Since the VisualAge C++ 3.5 compiler also supports 64-bit integers, and even has inttype.h, I was able to test the first example as well:

u1: 000000007FF00000
u2: FFFFFFFF80000000

IBM clearly considers the bit-field width and an unsigned bit-field narrower than int gets promoted to a signed type.

MingW gcc 3.4.5 produces the same result as VisualAge C++, that is, unsigned bit-fields get promoted to int if their width allows it.

Current versions of gcc and clang behave the same as the old gcc 3.4.5. This may cause trouble when writing portable code, because Microsoft and non-Microsoft compilers deliver different results.

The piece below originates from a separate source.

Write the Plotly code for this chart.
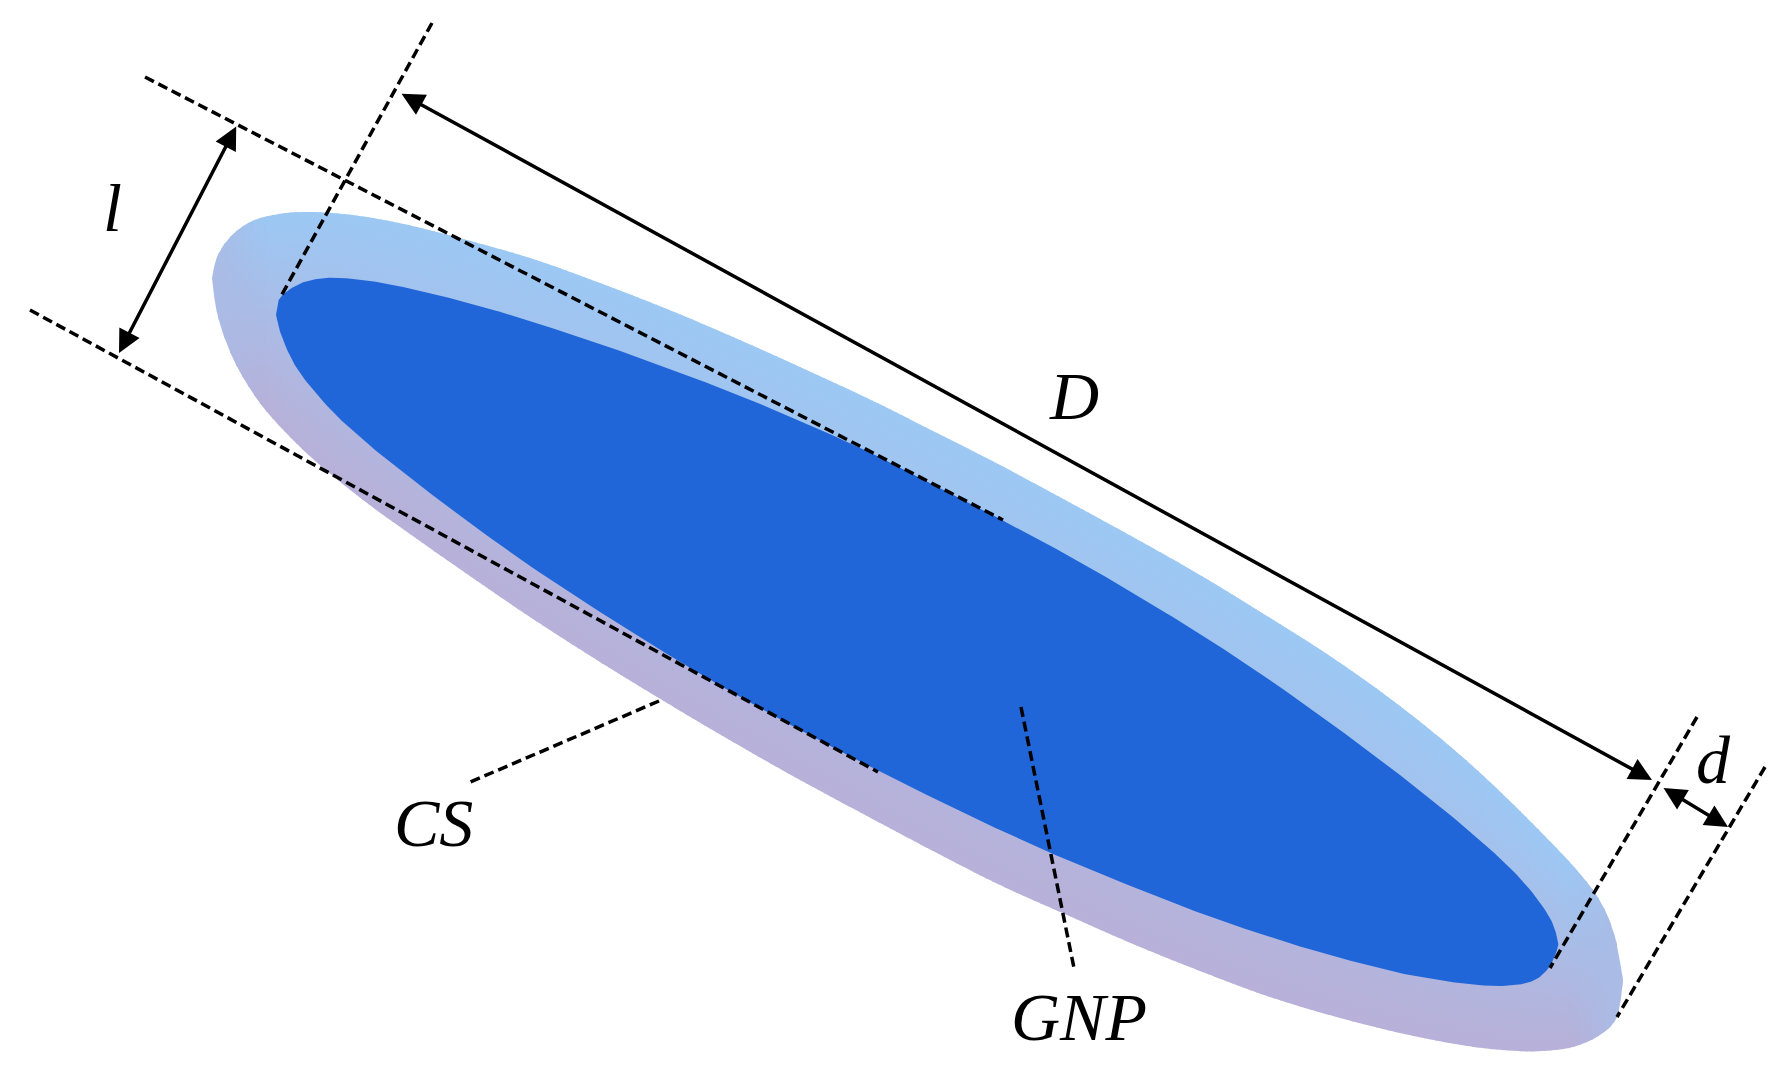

By my reading of the current C standards, bit-field types should be considered to have the specified width in addition to the underlying type (int, unsigned int, etc.). That affects integer promotions.

Microsoft’s compilers do match Microsoft’s own documentation which explicitly states the following: Bit fields have the same semantics as the integer type. A bit field is used in expressions in exactly the same way as a variable of the same base type would be used. It doesn’t matter how many bits are in the bit field.

Microsoft may be unwilling to change the existing behavior because it would lead to the worst kind of “quiet change”–code that previously was and still is conforming suddenly produces different results.

Summary

Although bit-fields have been part of the C language since the 1970s, their precise semantics were not fully defined in the ANSI C89 standard, and the C99 revision didn’t bring much improvement either.

Although C11 and later revisions did bring improvements, as late as 2022, some unclarities still remained—although to be fair, some of those were brought about by expanding the capabilities of bit-fields, such as allowing wider integer types to be used as the basis of bit-fields.

The practical consequence is that when using bit-fields in some unusual contexts (and a few not so unusual), different compilers produce different results. Since no warnings are produced, this may lead to unpleasant surprises for programmers or end users.